### Information provided
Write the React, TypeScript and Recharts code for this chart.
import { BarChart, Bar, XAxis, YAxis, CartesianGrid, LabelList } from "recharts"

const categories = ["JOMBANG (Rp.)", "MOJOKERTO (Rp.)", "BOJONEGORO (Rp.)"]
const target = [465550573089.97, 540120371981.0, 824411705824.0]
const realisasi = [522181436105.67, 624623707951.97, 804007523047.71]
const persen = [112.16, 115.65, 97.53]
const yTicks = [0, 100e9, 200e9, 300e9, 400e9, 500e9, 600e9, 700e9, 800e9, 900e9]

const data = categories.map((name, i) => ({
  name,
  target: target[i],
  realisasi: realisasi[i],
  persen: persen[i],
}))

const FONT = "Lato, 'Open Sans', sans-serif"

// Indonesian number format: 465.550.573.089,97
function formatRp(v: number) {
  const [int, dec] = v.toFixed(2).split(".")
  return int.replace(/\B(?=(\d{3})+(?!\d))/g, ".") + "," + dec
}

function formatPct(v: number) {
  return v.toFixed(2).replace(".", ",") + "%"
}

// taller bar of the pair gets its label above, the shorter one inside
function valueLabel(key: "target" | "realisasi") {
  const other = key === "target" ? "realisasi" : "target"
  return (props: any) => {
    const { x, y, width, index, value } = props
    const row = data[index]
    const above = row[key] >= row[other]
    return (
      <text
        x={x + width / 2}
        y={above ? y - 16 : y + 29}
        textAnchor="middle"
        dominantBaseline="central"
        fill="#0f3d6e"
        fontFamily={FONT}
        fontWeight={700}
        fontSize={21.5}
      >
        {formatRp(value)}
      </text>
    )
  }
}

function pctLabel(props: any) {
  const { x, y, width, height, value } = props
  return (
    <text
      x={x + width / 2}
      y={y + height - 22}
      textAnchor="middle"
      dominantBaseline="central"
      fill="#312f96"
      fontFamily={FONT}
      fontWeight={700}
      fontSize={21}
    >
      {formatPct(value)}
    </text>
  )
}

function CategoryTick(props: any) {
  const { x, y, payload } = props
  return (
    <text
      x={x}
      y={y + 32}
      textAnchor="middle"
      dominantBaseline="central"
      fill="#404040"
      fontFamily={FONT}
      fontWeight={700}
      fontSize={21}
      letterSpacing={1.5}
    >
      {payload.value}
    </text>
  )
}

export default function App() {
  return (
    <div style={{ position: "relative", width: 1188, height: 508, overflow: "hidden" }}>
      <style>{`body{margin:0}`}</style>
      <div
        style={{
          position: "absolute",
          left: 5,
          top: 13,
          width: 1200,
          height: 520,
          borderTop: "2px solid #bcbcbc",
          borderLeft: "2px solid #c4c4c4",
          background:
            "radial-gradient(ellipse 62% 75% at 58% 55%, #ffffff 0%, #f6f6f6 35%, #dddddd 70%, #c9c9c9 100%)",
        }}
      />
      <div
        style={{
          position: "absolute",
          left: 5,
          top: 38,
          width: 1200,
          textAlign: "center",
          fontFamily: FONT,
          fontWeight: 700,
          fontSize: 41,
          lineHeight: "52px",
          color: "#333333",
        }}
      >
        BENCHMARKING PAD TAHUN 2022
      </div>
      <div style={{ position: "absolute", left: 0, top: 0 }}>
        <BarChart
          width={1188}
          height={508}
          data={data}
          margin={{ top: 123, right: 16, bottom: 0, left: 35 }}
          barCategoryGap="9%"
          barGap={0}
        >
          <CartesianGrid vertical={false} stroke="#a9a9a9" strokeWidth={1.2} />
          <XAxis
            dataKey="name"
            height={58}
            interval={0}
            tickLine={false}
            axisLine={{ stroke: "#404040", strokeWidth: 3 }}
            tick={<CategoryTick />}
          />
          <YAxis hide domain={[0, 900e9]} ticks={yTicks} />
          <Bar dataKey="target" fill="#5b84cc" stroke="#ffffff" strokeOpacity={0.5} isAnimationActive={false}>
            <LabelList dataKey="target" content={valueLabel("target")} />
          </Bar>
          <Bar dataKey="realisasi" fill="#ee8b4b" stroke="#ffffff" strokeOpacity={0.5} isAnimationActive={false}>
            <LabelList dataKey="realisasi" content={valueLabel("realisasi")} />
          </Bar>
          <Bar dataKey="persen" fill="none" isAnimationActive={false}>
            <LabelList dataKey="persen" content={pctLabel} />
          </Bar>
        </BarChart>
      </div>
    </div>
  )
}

### Set task
Write out the whole listing again, exactly as it stands.

### Result for this exercise
Write the React, TypeScript and Recharts code for this chart.
import { BarChart, Bar, XAxis, YAxis, CartesianGrid, LabelList } from "recharts"

const categories = ["JOMBANG (Rp.)", "MOJOKERTO (Rp.)", "BOJONEGORO (Rp.)"]
const target = [465550573089.97, 540120371981.0, 824411705824.0]
const realisasi = [522181436105.67, 624623707951.97, 804007523047.71]
const persen = [112.16, 115.65, 97.53]
const yTicks = [0, 100e9, 200e9, 300e9, 400e9, 500e9, 600e9, 700e9, 800e9, 900e9]

const data = categories.map((name, i) => ({
  name,
  target: target[i],
  realisasi: realisasi[i],
  persen: persen[i],
}))

const FONT = "Lato, 'Open Sans', sans-serif"

// Indonesian number format: 465.550.573.089,97
function formatRp(v: number) {
  const [int, dec] = v.toFixed(2).split(".")
  return int.replace(/\B(?=(\d{3})+(?!\d))/g, ".") + "," + dec
}

function formatPct(v: number) {
  return v.toFixed(2).replace(".", ",") + "%"
}

// taller bar of the pair gets its label above, the shorter one inside
function valueLabel(key: "target" | "realisasi") {
  const other = key === "target" ? "realisasi" : "target"
  return (props: any) => {
    const { x, y, width, index, value } = props
    const row = data[index]
    const above = row[key] >= row[other]
    return (
      <text
        x={x + width / 2}
        y={above ? y - 16 : y + 29}
        textAnchor="middle"
        dominantBaseline="central"
        fill="#0f3d6e"
        fontFamily={FONT}
        fontWeight={700}
        fontSize={21.5}
      >
        {formatRp(value)}
      </text>
    )
  }
}

function pctLabel(props: any) {
  const { x, y, width, height, value } = props
  return (
    <text
      x={x + width / 2}
      y={y + height - 22}
      textAnchor="middle"
      dominantBaseline="central"
      fill="#312f96"
      fontFamily={FONT}
      fontWeight={700}
      fontSize={21}
    >
      {formatPct(value)}
    </text>
  )
}

function CategoryTick(props: any) {
  const { x, y, payload } = props
  return (
    <text
      x={x}
      y={y + 32}
      textAnchor="middle"
      dominantBaseline="central"
      fill="#404040"
      fontFamily={FONT}
      fontWeight={700}
      fontSize={21}
      letterSpacing={1.5}
    >
      {payload.value}
    </text>
  )
}

export default function App() {
  return (
    <div style={{ position: "relative", width: 1188, height: 508, overflow: "hidden" }}>
      <style>{`body{margin:0}`}</style>
      <div
        style={{
          position: "absolute",
          left: 5,
          top: 13,
          width: 1200,
          height: 520,
          borderTop: "2px solid #bcbcbc",
          borderLeft: "2px solid #c4c4c4",
          background:
            "radial-gradient(ellipse 62% 75% at 58% 55%, #ffffff 0%, #f6f6f6 35%, #dddddd 70%, #c9c9c9 100%)",
        }}
      />
      <div
        style={{
          position: "absolute",
          left: 5,
          top: 38,
          width: 1200,
          textAlign: "center",
          fontFamily: FONT,
          fontWeight: 700,
          fontSize: 41,
          lineHeight: "52px",
          color: "#333333",
        }}
      >
        BENCHMARKING PAD TAHUN 2022
      </div>
      <div style={{ position: "absolute", left: 0, top: 0 }}>
        <BarChart
          width={1188}
          height={508}
          data={data}
          margin={{ top: 123, right: 16, bottom: 0, left: 35 }}
          barCategoryGap="9%"
          barGap={0}
        >
          <CartesianGrid vertical={false} stroke="#a9a9a9" strokeWidth={1.2} />
          <XAxis
            dataKey="name"
            height={58}
            interval={0}
            tickLine={false}
            axisLine={{ stroke: "#404040", strokeWidth: 3 }}
            tick={<CategoryTick />}
          />
          <YAxis hide domain={[0, 900e9]} ticks={yTicks} />
          <Bar dataKey="target" fill="#5b84cc" stroke="#ffffff" strokeOpacity={0.5} isAnimationActive={false}>
            <LabelList dataKey="target" content={valueLabel("target")} />
          </Bar>
          <Bar dataKey="realisasi" fill="#ee8b4b" stroke="#ffffff" strokeOpacity={0.5} isAnimationActive={false}>
            <LabelList dataKey="realisasi" content={valueLabel("realisasi")} />
          </Bar>
          <Bar dataKey="persen" fill="none" isAnimationActive={false}>
            <LabelList dataKey="persen" content={pctLabel} />
          </Bar>
        </BarChart>
      </div>
    </div>
  )
}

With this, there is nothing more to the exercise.